Moving away from coal
By more than doubling mining exploration, Mongolia could potentially raise GDP, employment and economic security. Gold and copper look set to retain their high values in coming years, with 2016 seeing demand for gold increase by 2% and reach a four-year high of 4,308.7t.
The growing popularity of electric cars and vehicles is having a positive knock-on effect on copper demand. As many global ore deposits are becoming depleted, Mongolia is expecting to profit from a surge in market demand that can be met through expanded exploration into untapped resources.
However, relying on mineral reserves to secure Mongolia’s economic future is not without risk; not least is the global shift away from coal. Despite the vast amount of coal Mongolia exported to China last year, it was just a fraction of the quantities delivered in the past, as China is stepping up its focus on renewable energy generation. The latter’s commitment to becoming a global leader in green technology and reducing its reliance on coal could harm Mongolia’s prospects.
The International Energy Agency estimates that global coal demand will drop by more than 500Mt of coal equivalent in the five years following 2016, largely triggered by the decline in Chinese coal consumption.
But while China can no longer be relied upon to receive masses of coal from Mongolia, there is hope that the country’s recent decision to cease imports from North Korea could fill the estimated 24Mt to 32Mt gap.
Great explorations: the effects of more mining
Environmental concerns are part and parcel of modern mining, and there are fears that all new mines in the country could be faced with the same regulatory hurdles Oyu Tolgoi overcame. Oyu Tolgoi was plagued with criticism over damage to the surrounding areas and habitats of animals, some endangered.
Also, local herders have been affected by Oyu Tolgoi, claiming the site has disrupted an area traditionally used for cattle herding by a largely nomadic population. In 2013, herders petitioned and filed a complaint to the World Bank’s Compliance Advisor Ombudsman in April 2013, which is yet to be answered.
Mongolia is the second biggest land-locked country in the world, and as mining operations require a large, constant flow of water, it is sure to put a strain on local natural resources. A 2010 World Bank study stated that the Gobi Desert ground water is only enough to last the next decade, and that this is being polluted and depleted at an accelerated rate due to increased mining activities.
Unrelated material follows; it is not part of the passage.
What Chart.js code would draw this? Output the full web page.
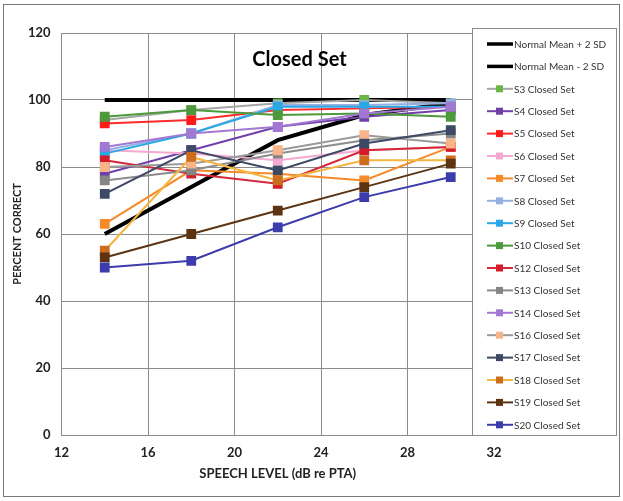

Oyu Tolgoi sources water from a deep, underground saline aquifier and claims to be one of the most water -efficient mines in the world, using just 0.44m3 of water per tonne of ore processed. However this has been disputed by locals.
Rio Tinto is keen to emphasise the economic benefits local communities are getting from the mine, saying that 95% of Oyu Tolgoi employees are Mongolian, and that between 2010 and 2015, the company spent $5.4bn in Mongolia. Rio has also signed a Moratorium of Understanding with the Mongolian Ministry of Education, Culture and Science, which will support the development of various vocational and training schemes worth $126m.
The benefits of Mongolia’s mining activities are diverse and disputed. While many remain optimistic about the potential gains, given the country’s resource wealth and recent financial troubles, concerns remain over protecting the environment and the Mongolian way of life, particularly for the Gobi’s nomadic peoples.
It seems that, while mining promises to bring economic wealth and stability, ensuring it is a positive step for the country as a whole will be a difficult and complex task, the success of which remains be seen.